# [STATED TASK]
Check each line of the records below for the word "that" and copy those where it appears.

# [MATERIAL PROVIDED]
START

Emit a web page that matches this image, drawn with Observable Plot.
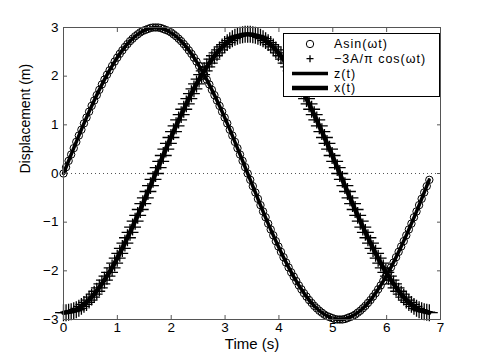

END
START

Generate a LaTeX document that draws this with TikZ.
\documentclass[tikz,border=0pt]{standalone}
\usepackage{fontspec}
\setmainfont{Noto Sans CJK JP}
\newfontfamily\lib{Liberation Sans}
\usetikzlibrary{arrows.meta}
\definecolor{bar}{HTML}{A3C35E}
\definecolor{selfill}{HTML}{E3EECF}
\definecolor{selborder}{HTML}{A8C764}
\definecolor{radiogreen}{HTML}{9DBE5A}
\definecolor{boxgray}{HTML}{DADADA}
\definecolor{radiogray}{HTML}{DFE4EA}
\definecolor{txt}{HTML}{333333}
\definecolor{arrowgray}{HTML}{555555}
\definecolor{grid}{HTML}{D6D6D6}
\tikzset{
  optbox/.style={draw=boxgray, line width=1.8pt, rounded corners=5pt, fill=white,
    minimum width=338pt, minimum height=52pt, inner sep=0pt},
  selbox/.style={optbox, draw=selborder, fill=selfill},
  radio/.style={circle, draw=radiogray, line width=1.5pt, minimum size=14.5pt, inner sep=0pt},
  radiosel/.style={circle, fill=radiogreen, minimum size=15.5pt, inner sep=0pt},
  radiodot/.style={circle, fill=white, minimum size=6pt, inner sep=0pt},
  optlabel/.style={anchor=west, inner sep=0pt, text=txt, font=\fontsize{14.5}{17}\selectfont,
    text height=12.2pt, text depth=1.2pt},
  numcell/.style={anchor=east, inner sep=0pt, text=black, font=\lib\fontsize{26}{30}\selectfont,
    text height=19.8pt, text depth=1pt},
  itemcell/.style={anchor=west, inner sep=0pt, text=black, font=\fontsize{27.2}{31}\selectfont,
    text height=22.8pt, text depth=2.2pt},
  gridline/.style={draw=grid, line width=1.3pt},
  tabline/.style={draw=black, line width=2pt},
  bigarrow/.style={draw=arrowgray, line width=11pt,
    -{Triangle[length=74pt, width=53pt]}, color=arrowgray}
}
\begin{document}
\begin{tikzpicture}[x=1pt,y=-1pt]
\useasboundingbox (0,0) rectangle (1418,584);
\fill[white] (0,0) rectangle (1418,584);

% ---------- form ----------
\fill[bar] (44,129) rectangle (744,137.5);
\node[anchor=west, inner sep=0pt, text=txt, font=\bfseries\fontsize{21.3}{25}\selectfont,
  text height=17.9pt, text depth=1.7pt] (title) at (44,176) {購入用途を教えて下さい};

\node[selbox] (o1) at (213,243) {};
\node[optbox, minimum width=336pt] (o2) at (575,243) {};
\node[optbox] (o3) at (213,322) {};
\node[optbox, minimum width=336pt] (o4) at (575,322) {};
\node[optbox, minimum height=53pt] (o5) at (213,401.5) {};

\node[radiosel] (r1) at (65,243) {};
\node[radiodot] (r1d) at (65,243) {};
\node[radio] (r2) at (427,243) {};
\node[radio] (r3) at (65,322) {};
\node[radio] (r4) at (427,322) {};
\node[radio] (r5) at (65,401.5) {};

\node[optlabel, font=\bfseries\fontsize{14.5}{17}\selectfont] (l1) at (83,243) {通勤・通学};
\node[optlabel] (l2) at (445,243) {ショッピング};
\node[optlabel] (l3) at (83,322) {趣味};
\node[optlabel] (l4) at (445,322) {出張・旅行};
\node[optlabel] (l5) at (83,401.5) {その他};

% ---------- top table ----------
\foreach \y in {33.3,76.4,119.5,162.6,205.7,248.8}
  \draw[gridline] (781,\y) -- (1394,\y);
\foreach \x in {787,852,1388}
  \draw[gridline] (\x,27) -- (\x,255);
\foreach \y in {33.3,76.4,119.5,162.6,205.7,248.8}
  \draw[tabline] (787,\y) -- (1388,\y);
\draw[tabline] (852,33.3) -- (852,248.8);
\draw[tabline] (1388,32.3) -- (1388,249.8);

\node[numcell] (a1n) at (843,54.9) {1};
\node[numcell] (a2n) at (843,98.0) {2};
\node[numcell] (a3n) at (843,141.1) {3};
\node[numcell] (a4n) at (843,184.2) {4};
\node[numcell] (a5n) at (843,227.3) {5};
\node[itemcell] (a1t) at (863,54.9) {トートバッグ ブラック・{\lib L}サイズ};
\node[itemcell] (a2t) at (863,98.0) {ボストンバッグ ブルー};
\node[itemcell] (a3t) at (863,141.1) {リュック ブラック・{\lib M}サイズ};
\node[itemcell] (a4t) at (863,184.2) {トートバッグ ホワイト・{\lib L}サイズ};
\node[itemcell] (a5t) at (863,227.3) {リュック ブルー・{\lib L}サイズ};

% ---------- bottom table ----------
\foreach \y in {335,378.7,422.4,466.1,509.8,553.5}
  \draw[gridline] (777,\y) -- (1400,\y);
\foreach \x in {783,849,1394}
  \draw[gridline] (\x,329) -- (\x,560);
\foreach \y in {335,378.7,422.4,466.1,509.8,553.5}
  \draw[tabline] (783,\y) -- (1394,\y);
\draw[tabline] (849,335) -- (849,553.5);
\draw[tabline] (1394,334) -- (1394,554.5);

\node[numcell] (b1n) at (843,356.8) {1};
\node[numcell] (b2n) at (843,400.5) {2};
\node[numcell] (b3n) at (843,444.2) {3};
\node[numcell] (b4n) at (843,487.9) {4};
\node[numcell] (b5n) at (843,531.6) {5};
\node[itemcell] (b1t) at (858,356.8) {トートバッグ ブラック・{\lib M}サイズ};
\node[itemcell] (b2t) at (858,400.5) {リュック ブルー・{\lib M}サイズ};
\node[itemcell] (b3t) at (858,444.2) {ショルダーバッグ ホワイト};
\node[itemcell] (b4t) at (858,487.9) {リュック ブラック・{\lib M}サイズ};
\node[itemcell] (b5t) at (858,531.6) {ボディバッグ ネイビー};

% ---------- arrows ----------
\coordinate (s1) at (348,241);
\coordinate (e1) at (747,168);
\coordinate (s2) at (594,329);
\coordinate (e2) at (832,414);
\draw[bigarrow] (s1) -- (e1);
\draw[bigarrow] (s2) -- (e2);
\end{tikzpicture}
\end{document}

END

# [REPLY]
Emit a web page that matches this image, drawn with Observable Plot.
Generate a LaTeX document that draws this with TikZ.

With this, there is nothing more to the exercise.